Giant cell interstitial pneumonia, more commonly known as cobalt lung or hard metal lung disease, is a type of lung disease typically only seen among industrial workers who are regularly exposed to hard metals, but a new case study indicates that people who “vape,” or use e-cigarettes, may also be at risk for this type of lung disease. If you or someone you love has been diagnosed with giant cell interstitial pneumonia or another serious lung illness you believe to be related to vaping, contact a qualified e-cigarette injury attorney as soon as possible to discuss your legal options. You may have grounds to file a lawsuit against the e-cigarette manufacturer, in order to pursue the financial compensation you deserve for your injuries, lost wages and other damages.
This vaping and hard metal lung disease study comes amid increasingly concerns about the potential risk of pulmonary disease associated with e-cigarette use. The case report highlights an investigation into a respiratory illness suffered by a 49-year-old woman who was initially believed to be part of the nationwide outbreak of vaping-related lung injury, which has affected more than 2,000 people across the country. Upon closer examination, however, doctors found that some of the woman’s damaged lung cells had grown larger and overcome other cells, which is characteristic of hard metal lung illnesses like giant cell interstitial pneumonia.
Giant cell interstitial pneumonia is a rare form of pulmonary fibrosis caused by exposure to cobalt, tungsten carbide or other metal compounds. The disease is most commonly diagnosed among industrial workers exposed to hard metals on the job. However, the patient involved in the case study worked as a dog walker and reported no hard metal exposure. In order to determine the potential source of the lung illness then, the researchers examined the woman’s e-cigarette device, a ZenPen, and found significant levels of cobalt in the device’s e-liquid, as well as nickel, manganese, aluminum, chromium and lead. The researchers concluded that their finding supported “a diagnosis of giant cell interstitial pneumonia associated with inhaled cobalt from regular e-cigarette use.”
The findings reported in this case study are supported by a study published in February 2018, which examined the potential for metals to be transferred from the metallic coil that heats the e-liquid in e-cigarettes to the aerosol that the e-liquid produces when heated and that the user inhales. According to the researchers, “e-cigarettes are a relevant source of exposure to a wide variety of toxic metals including Cr (chromium), Ni (nickel), and Pb (lead) as well as to essential metals that are potentially toxic through inhalation such as Mn (manganese) and Zn (zinc).”
Another study published in the journal Human Pathology in 2016 highlighted three cases of giant cell interstitial pneumonia in patients who had not been exposed to hard metals or cobalt dust. According to the researchers’ conclusion, “The lack of appropriate inhalation history and negative analytical findings in the tissue from 2 of the 3 patients suggests that giant cell interstitial pneumonia is not limited to individuals with hard metal exposure, and other environmental factors may elicit the same histologic reaction.”

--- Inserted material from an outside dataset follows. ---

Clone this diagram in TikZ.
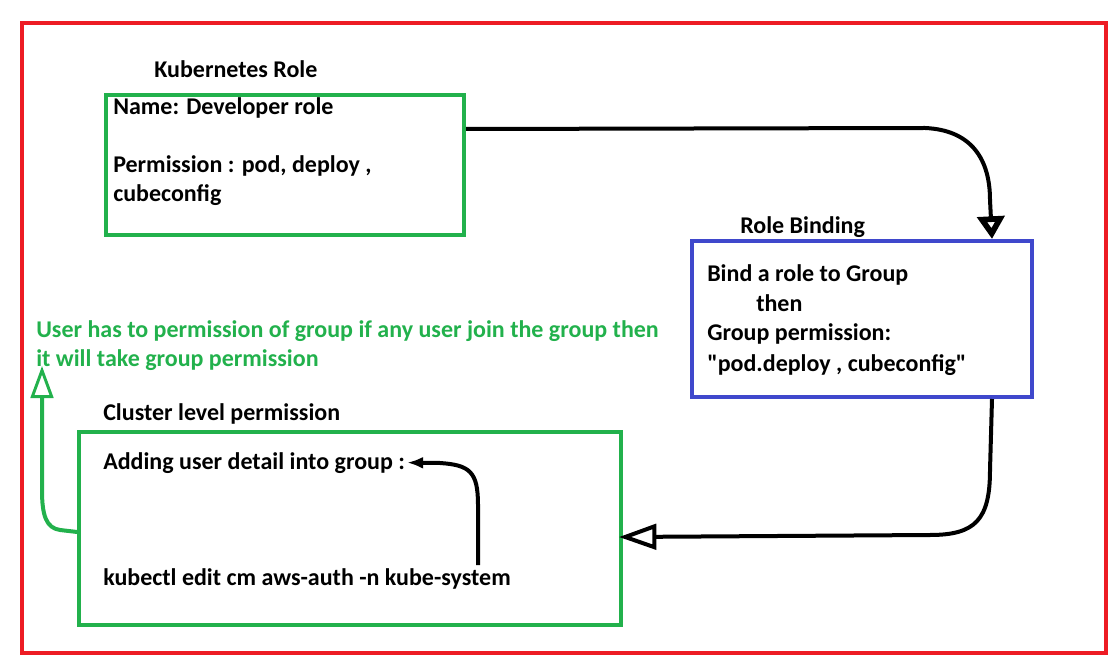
\documentclass[tikz,border=0pt]{standalone}
\usepackage{fontspec}
\setmainfont{Carlito}
\usetikzlibrary{arrows.meta}
\definecolor{framered}{RGB}{237,28,36}
\definecolor{paintgreen}{RGB}{34,177,76}
\definecolor{paintblue}{RGB}{63,72,204}

\begin{document}
\begin{tikzpicture}[x=0.75pt, y=-0.75pt, font=\fontsize{18}{21}\selectfont\bfseries,
    panel/.style={draw, line width=3pt, anchor=north west, inner sep=0pt},
    txt/.style={anchor=base west, inner sep=0pt},
    flow/.style={line width=3pt, -{Triangle[open, length=17pt, width=20pt, line width=4.6pt]}},
    backflow/.style={line width=3pt, -{Triangle[open, length=28pt, width=19pt, line width=3pt]}}]
        \useasboundingbox (0,0) rectangle (1120,666);
        % outer frame
        \draw [framered, line width=3.4pt] (22,23) rectangle (1106,653);
        % kubernetes role
        \node [panel, draw=paintgreen, minimum width=268.5pt, minimum height=105pt] (krole) at (104,93) {};
        \node [txt] (kroletitle) at (154,78) {Kubernetes Role};
        \node [txt] (kname) at (113,115) {Name: Developer role};
        \node [txt] (kperm) at (113,173) {Permission : pod, deploy ,};
        \node [txt] (kcube) at (113,202) {cubeconfig};
        % role binding
        \node [panel, draw=paintblue, minimum width=255pt, minimum height=117pt] (rb) at (690,239) {};
        \node [txt] (rbtitle) at (740,234) {Role Binding};
        \node [txt] (rbbind) at (707,282) {Bind a role to Group};
        \node [txt] (rbthen) at (756,312) {then};
        \node [txt] (rbgroup) at (707,340) {Group permission:};
        \node [txt] (rbperm) at (707,372) {\textquotedbl pod.deploy , cubeconfig\textquotedbl};
        % note
        \node [txt, paintgreen] (note1) at (36,338) {User has to permission of group if any user join the group then};
        \node [txt, paintgreen] (note2) at (36,367) {it will take group permission};
        \coordinate (notetip) at (42,366);
        % cluster level
        \node [panel, draw=paintgreen, minimum width=406.5pt, minimum height=144.75pt] (cl) at (77,430) {};
        \node [txt] (cltitle) at (103,420) {Cluster level permission};
        \node [txt] (add) at (103,469) {Adding user detail into group :};
        \node [txt] (cmd) at (103,585) {kubectl edit cm aws-auth -n kube-system};
        \coordinate (cmdtop) at (478,565);
        % arrows
        \draw [flow] ([yshift=27pt]krole.east) -- (925,128) .. controls (972,130) and (990,160) .. (990,200) -- ([xshift=97.5pt]rb.north);
        \draw [backflow] ([xshift=97.5pt]rb.south) -- (990,470) .. controls (990,520) and (975,535) .. (930,535) -- ([yshift=-6.4pt,xshift=-3pt]cl.east);
        \draw [paintgreen, line width=3pt, -{Triangle[open, length=24pt, width=17pt, line width=2.2pt]}] ([yshift=-2.6pt]cl.west) -- (60,530) .. controls (46,528) and (42,515) .. (42,490) -- (notetip);
        \draw [line width=3pt, -{Latex[length=12pt, width=9pt]}] (cmdtop) -- (478,505) .. controls (478,472) and (470,465) .. (440,463) -- ([xshift=1.5pt]add.east);
\end{tikzpicture}
\end{document}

This case study will likely raise additional concerns about the safety of e-cigarettes and e-liquids, which have become increasingly popular among adults, teens and youth over the past several years. Once marketed as a safer alternative to traditional, combustible cigarettes, e-cigarette devices have recently been plagued by more than 2,300 reports of severe respiratory illness and nearly 50 deaths believed to be linked to the use of the additive vitamin E acetate in certain THC-containing devices. These products are subject to lax regulations by the U.S. Food and Drug Administration (FDA) and the formulations are not well studied, which makes these potentially toxic devices a growing public health concern.
The use of e-cigarettes has increased exponentially in recent years. In fact, over a seven-year period, the number of e-cigarettes users in the world more than quadrupled from seven million in 2011 to more than 40 million in 2018. E-cigarette devices are especially popular among teens and young adults who, because of the high levels of nicotine contained in e-cigarette devices, may have a lifetime of nicotine addiction ahead of them. As a result of these serious health risks, a number of nicotine addiction lawsuits are now being pursued against the makers of JUUL and other popular vaping devices, alleging that the products were illegally marketed to teens without proper warnings regarding the potential for users to suffer from nicotine addiction and other serious side effects.